Two weeks ago, I was having a conversation with a Kenyan church-worker friend of mine, and we were discussing the problem of getting involvement in church programs. This has been a problem with every church I’ve worked for and known.
As church workers, because we sacrifice so much of our lives for our churches or ministries, we subconsciously tend to measure spirituality in terms of church involvement. The new generation sees right through this. If we want to engage them spiritually, we need to use the structures of the church to encourage them spiritually and engage society rather than using them to prop up our own institutional dreams.
Here are some excerpts from a recent posting that addresses this problem. “They love the church, but not the institution.”
Most people speak of “the church” the same way they refer to “the government”—it’s a hierarchy of leaders managing an organization that they engage but remain apart from.
. . . I see this dichotomy most clearly when it comes to volunteer service. As church leaders we often feel compelled to draw more people into the institution’s programs to serve. . .
. . . Sometimes I wonder if we have so confused these two entities—the church and the institution—that our mission becomes the growth and advancement of the later rather than the former. . .
. . . I am not anti-institution. I am not one of those rabid fluid-organic-anti-linear-pomo-loosy goosey-anti-establishment church people. I believe structure is necessary. Structure is good and even God-ordained. We see organization and structure from the very foundation of the church in Acts. But these structures always existed to serve God’s people in the fulfillment of their mission. Today, it seems like God’s people exist to serve the institution in the fulfillment of its mission (which is usually to become a bigger institution). Most of the curricula available to pastors on spiritual gifts and service focus on getting people to serve within their institution. Rarely does a church recruit, equip, and release saints to serve the mission outside its own immediate structure.
. . . This is the heart of my dilemma. I sometimes feel the energies and time I pour into the institution doesn’t translate into God’s people being more equipped for the ministry of loving God and neighbor. Could my spiritual and personal resources bear more fruit if poured into real people (the church), rather than into the institutional trough they feed from on Sundays?
. . . In our consumer culture we’ve come to believe that institutions are the vessels of God’s Spirit and power . . . The assumption is that with the right curriculum, the right principles, and the right programs, values, and goals, the Spirit will act to produce the ministry outcomes we envision. This plug-and-play approach to ministry makes God a predictable, mechanical device and it assumes his Spirit resides within organizations and systems rather than people.

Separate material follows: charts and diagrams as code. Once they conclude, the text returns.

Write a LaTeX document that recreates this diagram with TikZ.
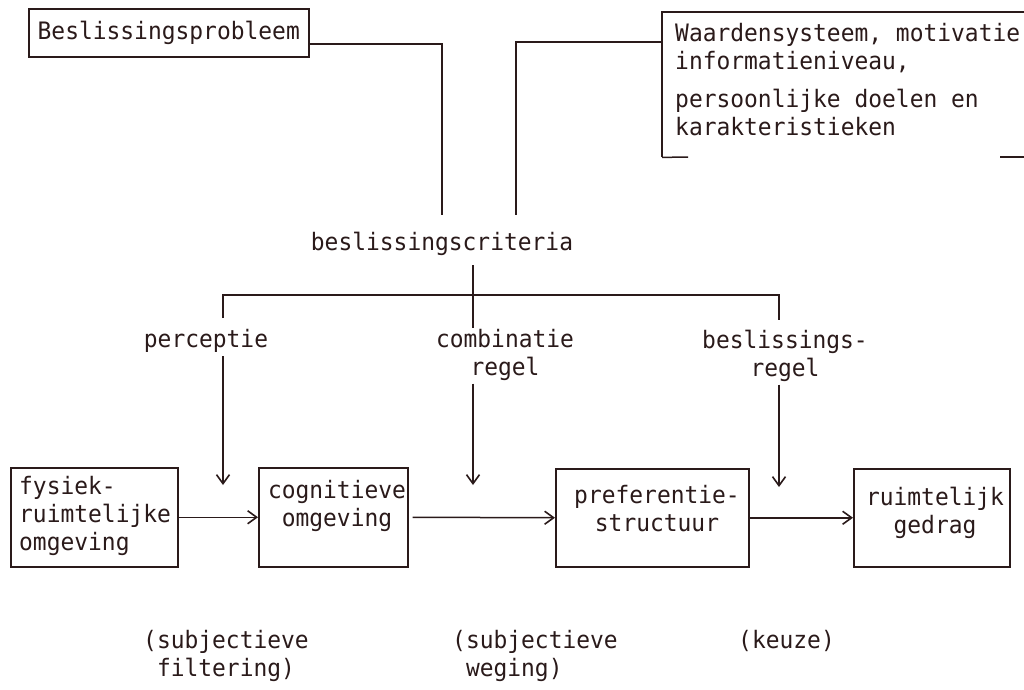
\documentclass[tikz,border=0pt]{standalone}
\usepackage{fontspec}
\newfontfamily\tw[FakeStretch=0.955]{DejaVu Sans Mono}
\usetikzlibrary{arrows.meta}
\definecolor{ink}{RGB}{42,26,26}
\begin{document}
\begin{tikzpicture}[x=1pt,y=-1pt,
  every node/.style={font=\tw\fontsize{24}{28}\selectfont, text=ink, inner sep=0pt},
  ln/.style={draw=ink, line width=1.5pt},
  arr/.style={ln, -{Straight Barb[length=9pt,width=13pt,line width=1.6pt]}},
  boxst/.style={draw=ink, line width=1.5pt, rectangle, anchor=north west},
  ctxt/.style={align=center, anchor=north},
  ltxt/.style={align=left, anchor=north west},
]
\useasboundingbox (0,0) rectangle (1024,689);
\clip (0,0) rectangle (1024,689);
\fill[white] (0,0) rectangle (1024,689);

% top boxes
\node[boxst, minimum width=280pt, minimum height=48pt] (prob) at (28,8) {Beslissingsprobleem};
\node[anchor=north west, minimum width=420pt, minimum height=145pt] (waard) at (662,12) {};
\draw[ln] (waard.south west) -- (waard.north west) -- (waard.north east);
\coordinate (wb1) at (688,157);
\coordinate (wb2) at (1000,157);
\coordinate (wb3) at (1024,157);
\draw[ln] (waard.south west) -- (wb1);
\draw[ln] (wb2) -- (wb3);
\node[ltxt] (waardtxt) at (675,21.4) {\strut Waardensysteem, motivatie,\\informatieniveau,\\[10pt]persoonlijke doelen en\\karakteristieken};

% criteria
\node[anchor=base] (crit) at (442,250) {beslissingscriteria};
\coordinate (c1) at (442,215);
\coordinate (c2) at (516,215);
\draw[ln] ([yshift=-11pt]prob.east) -| (c1);
\draw[ln] ([yshift=-30pt]waard.north west) -| (c2);

% bracket
\coordinate (jb) at (473,328);
\coordinate (bl) at (223,295);
\coordinate (br) at (779,295);
\coordinate (tl) at (223,318);
\coordinate (tr) at (779,320);
\draw[ln] ([yshift=-10pt]crit.south -| jb) -- (jb);
\draw[ln] (tl) -- (bl) -- (br) -- (tr);

% rule labels
\node[anchor=base] (perc) at (206,347) {perceptie};
\node[ctxt] (comb) at (505,327.4) {\strut combinatie\\regel};
\node[ctxt] (besl) at (785,328.4) {\strut beslissings-\\regel};

\coordinate (a1e) at (223,485);
\coordinate (a2e) at (473,485);
\coordinate (a3e) at (779,487);
\draw[arr] ([yshift=-4pt]perc.south -| a1e) -- (a1e);
\draw[arr] ([yshift=-3pt]comb.south -| a2e) -- (a2e);
\draw[arr] ([yshift=-3pt]besl.south -| a3e) -- (a3e);

% process boxes
\node[boxst, minimum width=167pt, minimum height=99pt] (fys) at (10,467) {};
\node[boxst, minimum width=149pt, minimum height=99pt] (cog) at (258,467) {};
\node[boxst, minimum width=193pt, minimum height=98pt] (pref) at (555,468) {};
\node[boxst, minimum width=156pt, minimum height=98pt] (ruim) at (853,468) {};

\node[ltxt] (fyst) at (19,474.4) {\strut fysiek-\\ruimtelijke\\omgeving};
\node[ctxt] (cogt) at (337,478.4) {\strut cognitieve\\omgeving};
\node[ctxt] (preft) at (657,483.4) {\strut preferentie-\\structuur};
\node[ctxt] (ruimt) at (935,485.4) {\strut ruimtelijk\\gedrag};

\draw[arr] (fys.east) -- (cog.west);
\draw[arr] ([xshift=4pt]cog.east) -- (pref.west);
\draw[arr] (pref.east) -- (ruim.west);

% bottom notes
\node[ltxt] (sub1) at (143,628.4) {\strut(subjectieve\\\hphantom{(}filtering)};
\node[ltxt] (sub2) at (452,628.4) {\strut(subjectieve\\\hphantom{(}weging)};
\node[anchor=base west] (keuze) at (738,648) {(keuze)};
\end{tikzpicture}
\end{document}
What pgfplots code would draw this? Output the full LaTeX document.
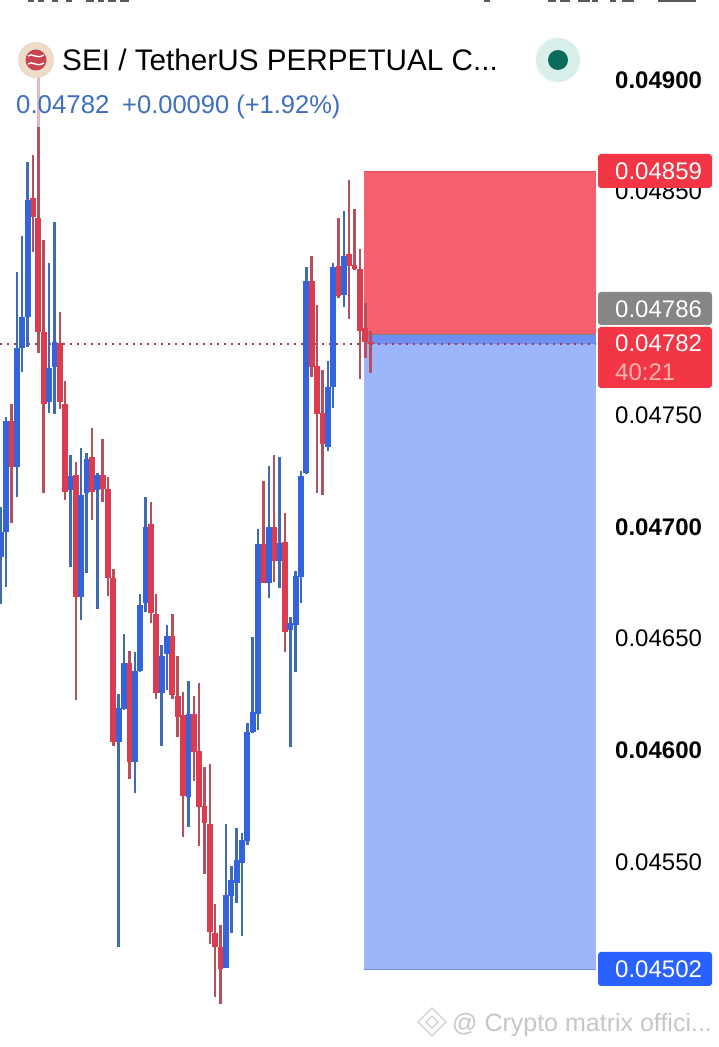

. . . Rather than focusing on reproducing a leader’s methodology by constructing an institution, we ought to focus on reproducing his or her devotion to God—but that is a far more challenging task. As Willard writes, “One cannot write a recipe for this, for it is a highly personal matter, permitting of much individual variation and freedom. It also is dependent upon grace—that is, upon God acting in our lives to accomplish what we cannot accomplish on our own.”
. . .
Not: How do we grow the institution?
But: How do we grow people?
Not: How do we motivate people to serve in the church/institution?
But: How do we equip people and release them to serve outside the church/institution?
Not: How do we convince more people to come?
But: How do we inspire more people to go?
Not: How do we make people dependent on the institution for their growth?
But: How do we equip people to grow independent of the institution.